What to produce — Only lines holding the word "code" should be copied from the material.

^^^^

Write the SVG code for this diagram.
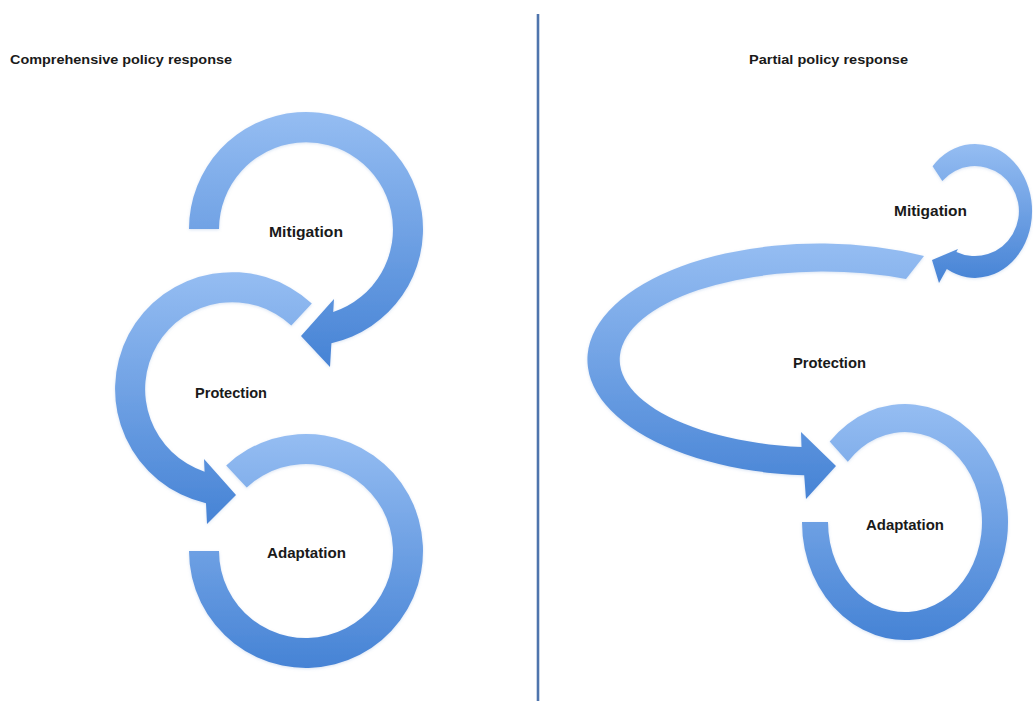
<svg xmlns="http://www.w3.org/2000/svg" width="1033" height="701" viewBox="0 0 1033 701">
  <style>
    .title { font-family: "Liberation Sans", Arial, sans-serif; font-weight: bold; font-size: 13px; fill: #1a1a1a; }
    .label { font-family: "Liberation Sans", Arial, sans-serif; font-weight: bold; font-size: 14.5px; fill: #1a1a1a; }
    .arrow { fill: url(#blueGrad); filter: url(#soft); }
    .divider { stroke: #4f75ad; stroke-width: 2.6; fill: none; }
  </style>
  <defs>
    <linearGradient id="blueGrad" x1="0" y1="0" x2="0" y2="1">
      <stop offset="0" stop-color="#95bdf2"/>
      <stop offset="1" stop-color="#4683d5"/>
    </linearGradient>
    <filter id="soft" x="-10%" y="-10%" width="120%" height="120%">
      <feDropShadow dx="0" dy="1" stdDeviation="1.5" flood-color="#7fa3d6" flood-opacity="0.3"/>
    </filter>
  </defs>
  <rect width="1033" height="701" fill="#ffffff"/>

  <text class="title" x="10" y="64" textLength="222" lengthAdjust="spacingAndGlyphs">Comprehensive policy response</text>
  <text class="title" x="749" y="64" textLength="159" lengthAdjust="spacingAndGlyphs">Partial policy response</text>

  <line class="divider" x1="538" y1="14" x2="538" y2="701"/>

  <g id="connectors"></g>

  <!-- Left side: comprehensive -->
  <g id="left-mitigation">
    <path class="arrow" d="M 189,229 A 117 117 0 1 1 331.4,343.2 L 330,367 L 301,336 L 334,299 L 333.2,312 A 87 87 0 1 0 219,229 Z"/>
    <text class="label" x="269" y="237" textLength="74" lengthAdjust="spacingAndGlyphs">Mitigation</text>
  </g>
  <g id="left-protection">
    <path class="arrow" d="M 311.8,303.5 A 117 117 0 1 0 206,503.2 L 207,524 L 236,495 L 204,459 L 204.6,471.7 A 87 87 0 1 1 291.3,325.4 Z"/>
    <text class="label" x="195" y="398" textLength="72" lengthAdjust="spacingAndGlyphs">Protection</text>
  </g>
  <g id="left-adaptation">
    <path class="arrow" d="M 189,551 A 117 117 0 1 0 226.2,465.4 L 246.7,487.4 A 87 87 0 1 1 219,551 Z"/>
    <text class="label" x="267" y="558" textLength="79" lengthAdjust="spacingAndGlyphs">Adaptation</text>
  </g>

  <!-- Right side: partial -->
  <g id="right-mitigation">
    <path class="arrow" d="M 932.6,166.2 A 57 67 0 1 1 946.8,269.1 L 939,283 L 932,260 L 958,249 L 956.4,251.9 A 44 45 0 1 0 942.3,180.9 Z"/>
    <text class="label" x="894" y="216" textLength="73" lengthAdjust="spacingAndGlyphs">Mitigation</text>
  </g>
  <g id="right-protection">
    <path class="arrow" d="M 924,256 A 232 116 0 1 0 804.2,475.3 L 806,499 L 836,466 L 801,432 L 801.5,447 A 204 88 0 1 1 906,279 Z"/>
    <text class="label" x="793" y="368" textLength="73" lengthAdjust="spacingAndGlyphs">Protection</text>
  </g>
  <g id="right-adaptation">
    <path class="arrow" d="M 802,522 A 103 118 0 1 0 829.7,441.5 L 847.8,461.8 A 77 90 0 1 1 828,522 Z"/>
    <text class="label" x="866" y="530" textLength="78" lengthAdjust="spacingAndGlyphs">Adaptation</text>
  </g>
</svg>
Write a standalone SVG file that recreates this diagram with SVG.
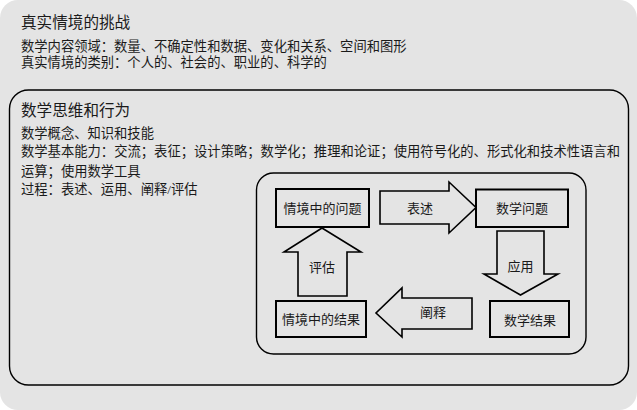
<svg xmlns="http://www.w3.org/2000/svg" width="637" height="410" viewBox="0 0 637 410">
  <style>
    text { font-family: "Liberation Serif", "Noto Sans CJK SC", serif; fill: #1a1a1a; dominant-baseline: central; }
    .h { font-size: 15.6px; }
    .t { font-size: 13.3px; }
    .c { font-size: 13px; text-anchor: middle; }
    .box { fill: #e4e4e4; stroke: #000; stroke-width: 2; }
    .arrow { fill: #e4e4e4; stroke: #000; stroke-width: 1.6; stroke-linejoin: miter; }
    .frame { fill: none; stroke: #000; stroke-width: 1.4; }
  </style>
  <rect x="0" y="0" width="637" height="410" rx="18" ry="18" fill="#e4e4e4"/>
  <g id="challenge">
    <text class="h" x="21" y="22.5">真实情境的挑战</text>
    <text class="t" x="21" y="46">数学内容领域：数量、不确定性和数据、变化和关系、空间和图形</text>
    <text class="t" x="21" y="62">真实情境的类别：个人的、社会的、职业的、科学的</text>
  </g>
  <g id="thinking">
    <rect class="frame" x="9.5" y="90" width="619" height="295" rx="19" ry="19"/>
    <text class="h" x="21" y="110.5">数学思维和行为</text>
    <text class="t" x="21" y="133">数学概念、知识和技能</text>
    <text class="t" x="21" y="151.7" textLength="599" lengthAdjust="spacingAndGlyphs">数学基本能力：交流；表征；设计策略；数学化；推理和论证；使用符号化的、形式化和技术性语言和</text>
    <text class="t" x="21" y="171">运算；使用数学工具</text>
    <text class="t" x="21" y="189">过程：表述、运用、阐释/评估</text>
  </g>
  <g id="cycle">
    <rect class="frame" x="256.5" y="173" width="329.5" height="181" rx="17" ry="17"/>
  </g>
  <g id="connectors">
    <g id="arrow-formulate">
      <polygon class="arrow" points="380,191 449,191 449,182 476,207.5 449,233 449,224 380,224"/>
      <text class="c" x="420" y="208">表述</text>
    </g>
    <g id="arrow-employ">
      <polygon class="arrow" points="497,231 544,231 544,274 558,274 520.5,295 484,274 497,274"/>
      <text class="c" x="520.5" y="266">应用</text>
    </g>
    <g id="arrow-interpret">
      <polygon class="arrow" points="472,298 402,298 402,288 376,313 402,337 402,329 472,329"/>
      <text class="c" x="433" y="312">阐释</text>
    </g>
    <g id="arrow-evaluate">
      <polygon class="arrow" points="298,296 298,252 284,252 322,228 361,252 347,252 347,296"/>
      <text class="c" x="322" y="267">评估</text>
    </g>
  </g>
  <g id="node-context-problem">
    <rect class="box" x="276" y="189" width="93" height="38"/>
    <text class="c" x="322.5" y="208">情境中的问题</text>
  </g>
  <g id="node-math-problem">
    <rect class="box" x="476" y="189.5" width="92" height="37.5"/>
    <text class="c" x="522" y="208">数学问题</text>
  </g>
  <g id="node-math-result">
    <rect class="box" x="490" y="301" width="79" height="36"/>
    <text class="c" x="530" y="320">数学结果</text>
  </g>
  <g id="node-context-result">
    <rect class="box" x="276" y="301" width="90" height="36"/>
    <text class="c" x="321" y="319">情境中的结果</text>
  </g>
</svg>
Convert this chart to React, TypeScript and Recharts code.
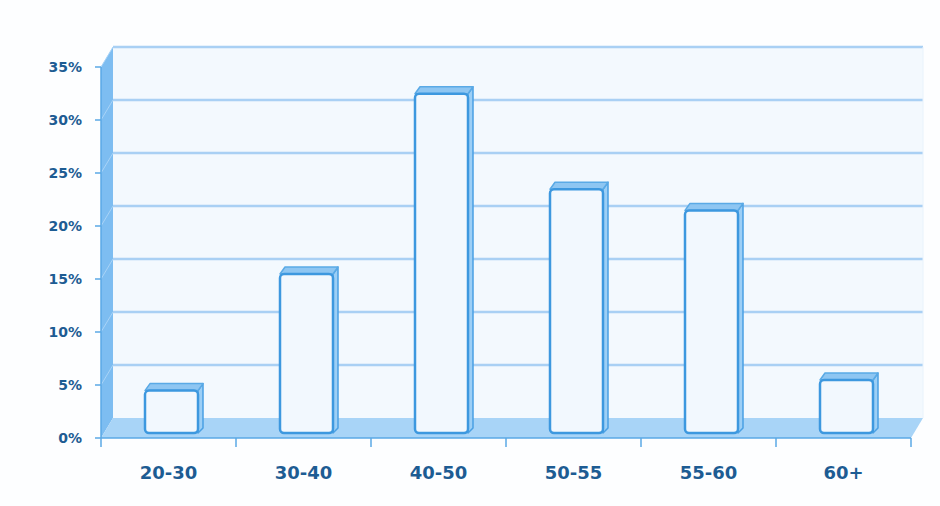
import { Bar, BarChart, ReferenceArea, XAxis, YAxis } from "recharts";

const CATEGORIES = ["20-30", "30-40", "40-50", "50-55", "55-60", "60+"];
const SHARE = [4, 15, 32, 23, 21, 5];
const Y_TICKS = [0, 5, 10, 15, 20, 25, 30, 35];

const W = 940;
const H = 506;
const MARGIN = { top: 67, right: 29, bottom: 38, left: 41 };
const Y_AXIS_W = 60;
const BAND = (W - MARGIN.left - Y_AXIS_W - MARGIN.right) / CATEGORIES.length;

// depth of the fake 3d box
const DX = 12;
const DY = 20;

const AXIS = "#5aa9e6";
const LABEL = "#1d5c93";
const FONT = "'DejaVu Sans', Verdana, sans-serif";

const data = CATEGORIES.map((group, i) => ({ group, share: SHARE[i] }));

function Walls(props: any) {
  const { x, y, width, height } = props;
  const bottom = y + height;
  const bx = x + DX;
  const by = y - DY;
  const max = Y_TICKS[Y_TICKS.length - 1];
  const tys = Y_TICKS.map((t) => bottom - (t / max) * height);
  return (
    <g>
      <rect x={bx} y={by} width={width} height={height} fill="#f3f9fe" />
      {tys.slice(1).map((ty, i) => (
        <line key={i} x1={bx} x2={bx + width} y1={ty - DY} y2={ty - DY} stroke="#a9d0f4" strokeWidth={2.5} />
      ))}
      <line x1={bx + width} x2={bx + width} y1={by} y2={by + height} stroke="#e8f2fc" strokeWidth={1} />
      <polygon
        points={`${x},${bottom} ${x},${y} ${bx},${by} ${bx},${by + height}`}
        fill="#7dbdf1"
      />
      {tys.slice(1).map((ty, i) => (
        <line key={i} x1={x} x2={bx} y1={ty} y2={ty - DY} stroke="#a8d3f7" strokeWidth={1} />
      ))}
      <polygon
        points={`${x},${bottom} ${x + width},${bottom} ${bx + width},${by + height} ${bx},${by + height}`}
        fill="#a8d4f7"
      />
    </g>
  );
}

function Bar3D(props: any) {
  const { x, y, width, height } = props;
  const fx = x + 3;
  const fy = y - 5;
  const fb = y + height - 5;
  const d = 5;
  const e = 7;
  return (
    <g>
      <polygon
        points={`${fx + width},${fy} ${fx + width + d},${fy - e} ${fx + width + d},${fb - e + 2} ${fx + width},${fb}`}
        fill="#9ccff6"
        stroke="#4aa0e4"
        strokeWidth={1.5}
        strokeLinejoin="round"
      />
      <polygon
        points={`${fx},${fy} ${fx + d},${fy - e} ${fx + width + d},${fy - e} ${fx + width},${fy}`}
        fill="#8ec6f2"
        stroke="#5aaae6"
        strokeWidth={1.5}
        strokeLinejoin="round"
      />
      <rect x={fx} y={fy} width={width} height={fb - fy} rx={4} fill="#f2f8fe" stroke="#3d98df" strokeWidth={2.5} />
    </g>
  );
}

function XTick(props: any) {
  const { x, y, payload, index } = props;
  const half = BAND / 2;
  return (
    <g>
      <line x1={x - half} x2={x - half} y1={y} y2={y + 9} stroke={AXIS} strokeWidth={1.5} />
      {index === CATEGORIES.length - 1 && (
        <line x1={x + half} x2={x + half} y1={y} y2={y + 9} stroke={AXIS} strokeWidth={1.5} />
      )}
      <text x={x} y={y + 41} textAnchor="middle" fill={LABEL} fontSize={18} fontWeight="bold" fontFamily={FONT}>
        {payload.value}
      </text>
    </g>
  );
}

export default function App() {
  return (
    <div style={{ width: W, height: H, background: "#fdfeff" }}>
      <style>{"body{margin:0;background:#fff}"}</style>
      <BarChart width={W} height={H} data={data} margin={MARGIN}>
        <ReferenceArea y1={0} y2={Y_TICKS[Y_TICKS.length - 1]} shape={Walls} />
        <XAxis
          dataKey="group"
          interval={0}
          tickLine={false}
          tickSize={0}
          tickMargin={0}
          axisLine={{ stroke: AXIS, strokeWidth: 1.5 }}
          tick={<XTick />}
        />
        <YAxis
          width={Y_AXIS_W}
          domain={[0, Y_TICKS[Y_TICKS.length - 1]]}
          ticks={Y_TICKS}
          tickFormatter={(v) => `${v}%`}
          axisLine={{ stroke: AXIS, strokeWidth: 1.5 }}
          tickLine={{ stroke: AXIS, strokeWidth: 1.5 }}
          tickSize={6}
          tickMargin={13}
          tick={{ fill: LABEL, fontSize: 14, fontWeight: "bold", fontFamily: FONT }}
        />
        <Bar dataKey="share" barSize={53} shape={Bar3D} isAnimationActive={false} />
      </BarChart>
    </div>
  );
}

^^^^

Result for this task —
Write the SVG code for this diagram.
Convert this chart to React, TypeScript and Recharts code.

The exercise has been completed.